Hold up there, buckaroo.  There are a few things you need to know.

1) Not everyone is as trustworthy as you.

2) Not everyone is as timely as you.

3) Not  everyone is good at reviewing.

There are solutions to these problems—easy solutions.  You just need to stick to your guns.

For the first two of these situations, insist that you won’t post your review of their work until you see their review of yours.  (I’m not suggesting that you try to get them to change their review, but to simply see it to know it’s been written.) That way, you’re not left dangling in the wind, waiting for a reciprocal review that eventually (if ever) shows up.  Then post at the same time.

For the third, exchange reviews before they’re posted, as before.  If you write a 500 word, in-depth review and they write a short, uninformative review based on the book blurb, you can refuse to swap.

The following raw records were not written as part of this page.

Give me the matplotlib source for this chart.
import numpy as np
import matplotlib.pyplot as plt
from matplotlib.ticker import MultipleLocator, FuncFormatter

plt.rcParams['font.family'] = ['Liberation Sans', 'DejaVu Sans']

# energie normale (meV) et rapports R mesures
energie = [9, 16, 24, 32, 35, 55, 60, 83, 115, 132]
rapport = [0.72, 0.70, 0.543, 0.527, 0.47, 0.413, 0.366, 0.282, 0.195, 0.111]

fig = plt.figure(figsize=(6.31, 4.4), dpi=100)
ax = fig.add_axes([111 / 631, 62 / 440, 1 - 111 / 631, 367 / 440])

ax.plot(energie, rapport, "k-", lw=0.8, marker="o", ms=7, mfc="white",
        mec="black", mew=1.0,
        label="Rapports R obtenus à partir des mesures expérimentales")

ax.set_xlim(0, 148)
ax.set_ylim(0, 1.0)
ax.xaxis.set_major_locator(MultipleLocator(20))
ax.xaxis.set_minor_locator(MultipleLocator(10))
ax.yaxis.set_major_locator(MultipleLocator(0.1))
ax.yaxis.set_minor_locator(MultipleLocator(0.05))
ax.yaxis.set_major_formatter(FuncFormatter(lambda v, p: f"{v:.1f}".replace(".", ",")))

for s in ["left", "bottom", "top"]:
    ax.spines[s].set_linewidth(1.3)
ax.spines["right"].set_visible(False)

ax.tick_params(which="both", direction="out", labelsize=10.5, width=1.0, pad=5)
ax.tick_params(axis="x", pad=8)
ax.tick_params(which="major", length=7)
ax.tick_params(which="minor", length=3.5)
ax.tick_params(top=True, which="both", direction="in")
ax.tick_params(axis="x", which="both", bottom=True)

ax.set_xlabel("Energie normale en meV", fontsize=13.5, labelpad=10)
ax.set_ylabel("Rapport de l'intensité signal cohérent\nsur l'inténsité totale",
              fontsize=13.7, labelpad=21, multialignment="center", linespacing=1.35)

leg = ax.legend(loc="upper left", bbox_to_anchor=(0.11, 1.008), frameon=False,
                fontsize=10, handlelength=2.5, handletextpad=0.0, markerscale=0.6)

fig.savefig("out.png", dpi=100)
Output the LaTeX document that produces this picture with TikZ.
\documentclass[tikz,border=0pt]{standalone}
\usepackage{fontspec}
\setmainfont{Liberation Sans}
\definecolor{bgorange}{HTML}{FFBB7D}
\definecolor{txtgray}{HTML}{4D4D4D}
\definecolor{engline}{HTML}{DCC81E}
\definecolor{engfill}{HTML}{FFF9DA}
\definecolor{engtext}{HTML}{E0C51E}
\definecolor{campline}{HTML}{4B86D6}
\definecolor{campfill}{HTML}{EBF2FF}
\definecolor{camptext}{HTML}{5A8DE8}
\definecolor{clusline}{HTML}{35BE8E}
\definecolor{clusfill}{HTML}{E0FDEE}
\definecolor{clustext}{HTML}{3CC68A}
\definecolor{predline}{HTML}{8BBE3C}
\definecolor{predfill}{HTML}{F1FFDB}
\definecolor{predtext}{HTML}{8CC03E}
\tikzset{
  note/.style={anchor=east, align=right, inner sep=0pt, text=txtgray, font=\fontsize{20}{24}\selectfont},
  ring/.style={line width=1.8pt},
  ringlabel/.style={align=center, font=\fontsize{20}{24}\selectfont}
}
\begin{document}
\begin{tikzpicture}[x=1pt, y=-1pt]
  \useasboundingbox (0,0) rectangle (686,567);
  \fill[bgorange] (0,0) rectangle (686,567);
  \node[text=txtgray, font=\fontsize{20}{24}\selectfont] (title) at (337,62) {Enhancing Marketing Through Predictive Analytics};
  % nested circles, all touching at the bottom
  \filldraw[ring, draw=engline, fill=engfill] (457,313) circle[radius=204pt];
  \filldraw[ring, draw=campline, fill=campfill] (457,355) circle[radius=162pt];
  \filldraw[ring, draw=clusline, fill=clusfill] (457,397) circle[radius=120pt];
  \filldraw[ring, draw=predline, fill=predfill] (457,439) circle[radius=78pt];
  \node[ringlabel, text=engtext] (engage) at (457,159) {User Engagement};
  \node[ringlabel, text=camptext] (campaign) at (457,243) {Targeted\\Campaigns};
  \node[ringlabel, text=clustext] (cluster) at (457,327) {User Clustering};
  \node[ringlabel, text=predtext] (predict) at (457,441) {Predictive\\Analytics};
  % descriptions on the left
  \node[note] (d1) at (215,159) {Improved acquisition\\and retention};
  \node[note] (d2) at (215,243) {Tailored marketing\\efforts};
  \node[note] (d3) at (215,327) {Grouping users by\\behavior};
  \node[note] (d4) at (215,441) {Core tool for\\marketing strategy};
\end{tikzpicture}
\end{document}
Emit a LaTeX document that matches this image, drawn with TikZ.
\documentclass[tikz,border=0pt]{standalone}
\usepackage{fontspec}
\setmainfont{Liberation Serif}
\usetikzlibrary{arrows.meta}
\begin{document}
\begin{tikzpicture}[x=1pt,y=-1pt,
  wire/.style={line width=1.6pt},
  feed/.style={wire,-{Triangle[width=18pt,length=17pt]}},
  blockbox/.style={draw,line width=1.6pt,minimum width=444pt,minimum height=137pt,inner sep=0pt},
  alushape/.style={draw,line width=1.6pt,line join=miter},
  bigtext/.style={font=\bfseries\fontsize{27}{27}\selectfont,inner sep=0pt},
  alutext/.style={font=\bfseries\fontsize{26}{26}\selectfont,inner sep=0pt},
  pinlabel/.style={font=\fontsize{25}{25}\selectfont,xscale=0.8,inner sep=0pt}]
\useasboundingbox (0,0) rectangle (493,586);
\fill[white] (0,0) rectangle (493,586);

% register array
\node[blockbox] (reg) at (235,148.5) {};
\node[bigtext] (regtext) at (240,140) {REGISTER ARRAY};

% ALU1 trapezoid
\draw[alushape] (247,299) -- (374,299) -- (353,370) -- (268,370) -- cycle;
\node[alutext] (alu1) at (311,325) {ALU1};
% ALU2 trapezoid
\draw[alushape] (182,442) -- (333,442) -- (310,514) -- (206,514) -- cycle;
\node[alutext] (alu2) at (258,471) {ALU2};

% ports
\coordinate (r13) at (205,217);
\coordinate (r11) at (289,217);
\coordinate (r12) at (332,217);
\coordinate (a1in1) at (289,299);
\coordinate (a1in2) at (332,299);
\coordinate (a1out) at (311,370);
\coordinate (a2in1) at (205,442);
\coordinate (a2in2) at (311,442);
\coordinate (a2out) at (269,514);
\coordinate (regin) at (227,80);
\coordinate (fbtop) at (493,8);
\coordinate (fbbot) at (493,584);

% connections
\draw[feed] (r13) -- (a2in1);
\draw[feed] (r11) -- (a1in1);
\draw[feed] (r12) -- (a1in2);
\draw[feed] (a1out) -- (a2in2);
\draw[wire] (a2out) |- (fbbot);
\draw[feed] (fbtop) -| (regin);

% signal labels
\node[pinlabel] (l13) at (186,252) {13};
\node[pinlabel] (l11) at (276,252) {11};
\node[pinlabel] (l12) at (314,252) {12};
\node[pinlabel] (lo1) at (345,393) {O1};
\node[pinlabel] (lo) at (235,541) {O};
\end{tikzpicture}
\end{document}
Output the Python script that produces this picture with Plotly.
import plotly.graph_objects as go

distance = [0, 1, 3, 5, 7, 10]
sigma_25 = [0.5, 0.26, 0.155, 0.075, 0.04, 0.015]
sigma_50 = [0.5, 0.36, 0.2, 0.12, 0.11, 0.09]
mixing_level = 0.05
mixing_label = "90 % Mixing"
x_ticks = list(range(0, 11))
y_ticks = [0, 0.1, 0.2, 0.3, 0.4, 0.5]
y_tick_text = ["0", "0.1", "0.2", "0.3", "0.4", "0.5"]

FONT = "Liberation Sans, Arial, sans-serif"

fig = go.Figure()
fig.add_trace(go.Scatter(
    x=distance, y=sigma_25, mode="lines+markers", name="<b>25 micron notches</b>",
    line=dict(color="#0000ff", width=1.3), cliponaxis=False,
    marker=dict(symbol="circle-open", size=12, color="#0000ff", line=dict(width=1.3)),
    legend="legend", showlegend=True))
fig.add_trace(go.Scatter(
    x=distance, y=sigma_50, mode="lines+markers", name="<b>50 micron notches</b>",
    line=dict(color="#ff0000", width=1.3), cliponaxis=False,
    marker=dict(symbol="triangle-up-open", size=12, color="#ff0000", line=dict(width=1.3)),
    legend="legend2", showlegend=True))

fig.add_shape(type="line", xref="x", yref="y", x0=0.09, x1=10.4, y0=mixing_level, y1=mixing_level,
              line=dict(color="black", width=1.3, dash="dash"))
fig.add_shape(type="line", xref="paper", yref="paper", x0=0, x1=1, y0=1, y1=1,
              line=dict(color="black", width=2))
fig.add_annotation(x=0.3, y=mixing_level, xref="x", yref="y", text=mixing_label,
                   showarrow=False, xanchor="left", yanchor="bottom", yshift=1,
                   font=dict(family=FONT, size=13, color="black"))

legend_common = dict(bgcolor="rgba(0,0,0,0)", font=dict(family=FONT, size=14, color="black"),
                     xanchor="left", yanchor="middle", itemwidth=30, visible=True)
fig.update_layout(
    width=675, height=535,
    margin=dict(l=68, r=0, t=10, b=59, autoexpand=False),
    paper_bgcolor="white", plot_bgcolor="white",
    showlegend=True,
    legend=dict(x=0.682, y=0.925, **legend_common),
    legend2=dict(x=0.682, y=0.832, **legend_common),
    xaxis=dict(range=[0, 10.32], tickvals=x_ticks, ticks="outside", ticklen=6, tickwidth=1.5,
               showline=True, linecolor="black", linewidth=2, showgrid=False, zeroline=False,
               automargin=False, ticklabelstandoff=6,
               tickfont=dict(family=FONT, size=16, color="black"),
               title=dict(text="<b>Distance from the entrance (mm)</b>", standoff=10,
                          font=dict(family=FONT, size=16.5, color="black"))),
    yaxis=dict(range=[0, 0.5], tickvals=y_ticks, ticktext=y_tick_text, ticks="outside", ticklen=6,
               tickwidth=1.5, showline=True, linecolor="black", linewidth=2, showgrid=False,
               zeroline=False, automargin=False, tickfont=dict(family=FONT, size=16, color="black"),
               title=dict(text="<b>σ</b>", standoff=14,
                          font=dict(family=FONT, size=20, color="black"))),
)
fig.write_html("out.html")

What about tit-for-tat reviews?  What if you give this a 3-star review and they get mad?  What if they change their review to a 2-star rating?  It’s happened to me.

One solution might be to have three people involved.  Ms. A reviews Mr. B who reviews Ms. C, who reviews Ms. A.  It allows everyone to give an honest review without fear of reprisal, and to keep their reviewer reputation intact.  A little more coordination is required to get everyone at the same  place at the same time, but it’s do-able.

Now, finally, everything is in place.  You’ve found a book you’d like to review.   You’ve got everyone agreeing to the same system.  You’ve carved out a quiet Sunday afternoon to read it and…and…it stinks on ice.  Cardboard characters, cliché plot, stilted dialogue, and grammar that creates a whole new level of awful are just the first things you notice.  By the third chapter, you’re white-knuckling it every time you have to turn the page.  By the fifth, you’re eyeballing the whiskey bottle on the shelf across the room.  By the eighth, you slam the book shut and make an appointment for a root-canal.  It’s less painful.

How on earth do you review that kind of mess?

The terrible truth is that the literary world is full of authors who are simply not ready to publish.  They have no clue about structure or voice or POV.  Their mom said it was good, and that was good enough for them.  And now you’re committed to reading/reviewing it.  My advice…


Email the author and explain you can’t review it because it has too many errors for you to write a review that would help push sales.  Be tactfully truthful.  In my opinion, it’s best not to leave a one or two star review.  Those will show up from others.  Walk away and set up another swap.

What if YOU are the one the other can’t review?  You are the one who published too soon?  Get mad.  Be offended.  Throw a fit.  Hold your breath until you turn blue.  And then calm down.  Consider the possibility that they’re doing you a kindness by telling you the truth.  You would want someone to tell you your skirt was caught in your pantyhose, and you were exposing your backside to half of New York, wouldn’t you?

It’s the same thing.  Work on perfecting your craft.  Join writers groups for knowledge, critique and feedback.  Take a class online, or join a local writers group.  Whatever you choose to do, open yourself up to learning.  Chances are you’re a natural storyteller.  You just need to learn the tools.  Don’t give up.  But don’t be impatient to publish, either.

And now you have my 2¢ for the day. Take what makes sense and ignore the rest.  Hope it helps!